__To be done__: All of the material should be reproduced exactly, with pictures left out.

__Material provided__:
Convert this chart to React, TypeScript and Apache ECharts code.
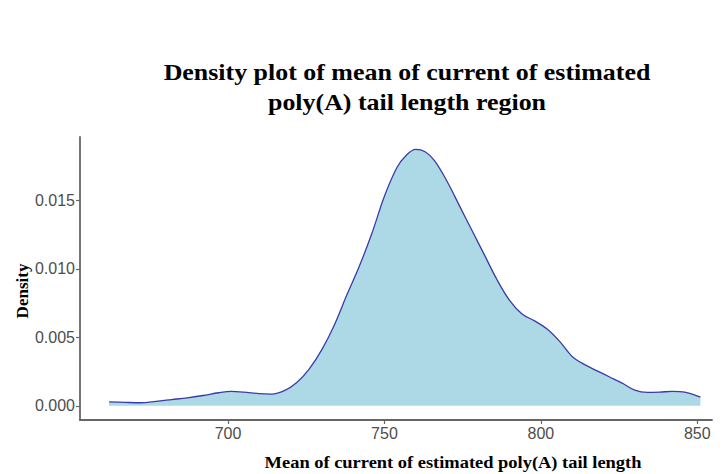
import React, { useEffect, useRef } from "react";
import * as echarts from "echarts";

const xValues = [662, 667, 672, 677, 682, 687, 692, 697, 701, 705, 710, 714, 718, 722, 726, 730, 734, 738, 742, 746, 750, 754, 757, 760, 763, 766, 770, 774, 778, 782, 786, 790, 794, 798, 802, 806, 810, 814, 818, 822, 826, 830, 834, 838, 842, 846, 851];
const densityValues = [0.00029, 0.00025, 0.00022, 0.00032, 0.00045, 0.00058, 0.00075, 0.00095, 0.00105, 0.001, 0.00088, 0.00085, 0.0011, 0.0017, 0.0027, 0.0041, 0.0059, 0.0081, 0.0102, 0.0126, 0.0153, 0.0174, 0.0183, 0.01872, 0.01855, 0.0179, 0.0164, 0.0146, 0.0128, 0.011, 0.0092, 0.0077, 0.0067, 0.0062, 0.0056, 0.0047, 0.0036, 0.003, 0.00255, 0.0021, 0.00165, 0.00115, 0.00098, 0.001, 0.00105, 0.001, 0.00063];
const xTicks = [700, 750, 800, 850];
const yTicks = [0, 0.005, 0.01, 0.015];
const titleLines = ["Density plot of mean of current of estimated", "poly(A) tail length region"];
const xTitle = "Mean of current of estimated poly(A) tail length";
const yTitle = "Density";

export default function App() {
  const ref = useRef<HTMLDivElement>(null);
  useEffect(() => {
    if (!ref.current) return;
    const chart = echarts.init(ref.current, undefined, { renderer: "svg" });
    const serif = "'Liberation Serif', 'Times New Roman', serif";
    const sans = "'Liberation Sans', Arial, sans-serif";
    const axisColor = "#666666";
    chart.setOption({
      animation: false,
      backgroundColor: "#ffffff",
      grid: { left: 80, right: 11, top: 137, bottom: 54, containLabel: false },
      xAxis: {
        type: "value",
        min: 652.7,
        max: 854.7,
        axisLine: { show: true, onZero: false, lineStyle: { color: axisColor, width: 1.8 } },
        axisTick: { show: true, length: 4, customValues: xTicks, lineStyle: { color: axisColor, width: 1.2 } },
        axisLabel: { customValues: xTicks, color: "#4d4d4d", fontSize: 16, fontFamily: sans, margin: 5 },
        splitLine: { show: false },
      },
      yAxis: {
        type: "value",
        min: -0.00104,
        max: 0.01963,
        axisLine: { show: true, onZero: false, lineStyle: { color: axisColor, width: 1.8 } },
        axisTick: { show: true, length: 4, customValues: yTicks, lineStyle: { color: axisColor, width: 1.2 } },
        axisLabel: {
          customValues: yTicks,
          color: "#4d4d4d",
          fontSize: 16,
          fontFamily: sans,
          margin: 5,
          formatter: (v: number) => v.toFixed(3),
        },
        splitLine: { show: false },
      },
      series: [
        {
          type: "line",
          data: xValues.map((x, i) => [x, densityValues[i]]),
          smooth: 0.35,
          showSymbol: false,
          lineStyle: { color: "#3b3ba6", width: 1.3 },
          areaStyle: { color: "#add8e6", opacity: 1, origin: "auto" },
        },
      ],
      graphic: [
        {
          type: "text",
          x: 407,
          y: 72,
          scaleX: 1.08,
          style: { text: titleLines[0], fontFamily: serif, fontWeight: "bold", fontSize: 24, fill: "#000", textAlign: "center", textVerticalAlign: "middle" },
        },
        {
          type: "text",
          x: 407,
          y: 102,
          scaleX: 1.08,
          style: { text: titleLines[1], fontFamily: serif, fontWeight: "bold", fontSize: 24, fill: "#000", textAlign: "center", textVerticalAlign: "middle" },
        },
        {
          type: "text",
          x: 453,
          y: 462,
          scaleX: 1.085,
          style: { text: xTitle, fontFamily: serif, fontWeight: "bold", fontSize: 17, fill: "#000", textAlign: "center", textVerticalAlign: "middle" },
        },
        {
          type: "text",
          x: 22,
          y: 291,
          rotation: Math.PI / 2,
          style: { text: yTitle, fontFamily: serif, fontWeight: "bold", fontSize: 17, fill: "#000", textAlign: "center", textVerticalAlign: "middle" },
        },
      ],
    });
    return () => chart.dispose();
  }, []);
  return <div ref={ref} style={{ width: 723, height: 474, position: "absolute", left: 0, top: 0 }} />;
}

__Answer for the task__:
Convert this chart to React, TypeScript and Apache ECharts code.
import React, { useEffect, useRef } from "react";
import * as echarts from "echarts";

const xValues = [662, 667, 672, 677, 682, 687, 692, 697, 701, 705, 710, 714, 718, 722, 726, 730, 734, 738, 742, 746, 750, 754, 757, 760, 763, 766, 770, 774, 778, 782, 786, 790, 794, 798, 802, 806, 810, 814, 818, 822, 826, 830, 834, 838, 842, 846, 851];
const densityValues = [0.00029, 0.00025, 0.00022, 0.00032, 0.00045, 0.00058, 0.00075, 0.00095, 0.00105, 0.001, 0.00088, 0.00085, 0.0011, 0.0017, 0.0027, 0.0041, 0.0059, 0.0081, 0.0102, 0.0126, 0.0153, 0.0174, 0.0183, 0.01872, 0.01855, 0.0179, 0.0164, 0.0146, 0.0128, 0.011, 0.0092, 0.0077, 0.0067, 0.0062, 0.0056, 0.0047, 0.0036, 0.003, 0.00255, 0.0021, 0.00165, 0.00115, 0.00098, 0.001, 0.00105, 0.001, 0.00063];
const xTicks = [700, 750, 800, 850];
const yTicks = [0, 0.005, 0.01, 0.015];
const titleLines = ["Density plot of mean of current of estimated", "poly(A) tail length region"];
const xTitle = "Mean of current of estimated poly(A) tail length";
const yTitle = "Density";

export default function App() {
  const ref = useRef<HTMLDivElement>(null);
  useEffect(() => {
    if (!ref.current) return;
    const chart = echarts.init(ref.current, undefined, { renderer: "svg" });
    const serif = "'Liberation Serif', 'Times New Roman', serif";
    const sans = "'Liberation Sans', Arial, sans-serif";
    const axisColor = "#666666";
    chart.setOption({
      animation: false,
      backgroundColor: "#ffffff",
      grid: { left: 80, right: 11, top: 137, bottom: 54, containLabel: false },
      xAxis: {
        type: "value",
        min: 652.7,
        max: 854.7,
        axisLine: { show: true, onZero: false, lineStyle: { color: axisColor, width: 1.8 } },
        axisTick: { show: true, length: 4, customValues: xTicks, lineStyle: { color: axisColor, width: 1.2 } },
        axisLabel: { customValues: xTicks, color: "#4d4d4d", fontSize: 16, fontFamily: sans, margin: 5 },
        splitLine: { show: false },
      },
      yAxis: {
        type: "value",
        min: -0.00104,
        max: 0.01963,
        axisLine: { show: true, onZero: false, lineStyle: { color: axisColor, width: 1.8 } },
        axisTick: { show: true, length: 4, customValues: yTicks, lineStyle: { color: axisColor, width: 1.2 } },
        axisLabel: {
          customValues: yTicks,
          color: "#4d4d4d",
          fontSize: 16,
          fontFamily: sans,
          margin: 5,
          formatter: (v: number) => v.toFixed(3),
        },
        splitLine: { show: false },
      },
      series: [
        {
          type: "line",
          data: xValues.map((x, i) => [x, densityValues[i]]),
          smooth: 0.35,
          showSymbol: false,
          lineStyle: { color: "#3b3ba6", width: 1.3 },
          areaStyle: { color: "#add8e6", opacity: 1, origin: "auto" },
        },
      ],
      graphic: [
        {
          type: "text",
          x: 407,
          y: 72,
          scaleX: 1.08,
          style: { text: titleLines[0], fontFamily: serif, fontWeight: "bold", fontSize: 24, fill: "#000", textAlign: "center", textVerticalAlign: "middle" },
        },
        {
          type: "text",
          x: 407,
          y: 102,
          scaleX: 1.08,
          style: { text: titleLines[1], fontFamily: serif, fontWeight: "bold", fontSize: 24, fill: "#000", textAlign: "center", textVerticalAlign: "middle" },
        },
        {
          type: "text",
          x: 453,
          y: 462,
          scaleX: 1.085,
          style: { text: xTitle, fontFamily: serif, fontWeight: "bold", fontSize: 17, fill: "#000", textAlign: "center", textVerticalAlign: "middle" },
        },
        {
          type: "text",
          x: 22,
          y: 291,
          rotation: Math.PI / 2,
          style: { text: yTitle, fontFamily: serif, fontWeight: "bold", fontSize: 17, fill: "#000", textAlign: "center", textVerticalAlign: "middle" },
        },
      ],
    });
    return () => chart.dispose();
  }, []);
  return <div ref={ref} style={{ width: 723, height: 474, position: "absolute", left: 0, top: 0 }} />;
}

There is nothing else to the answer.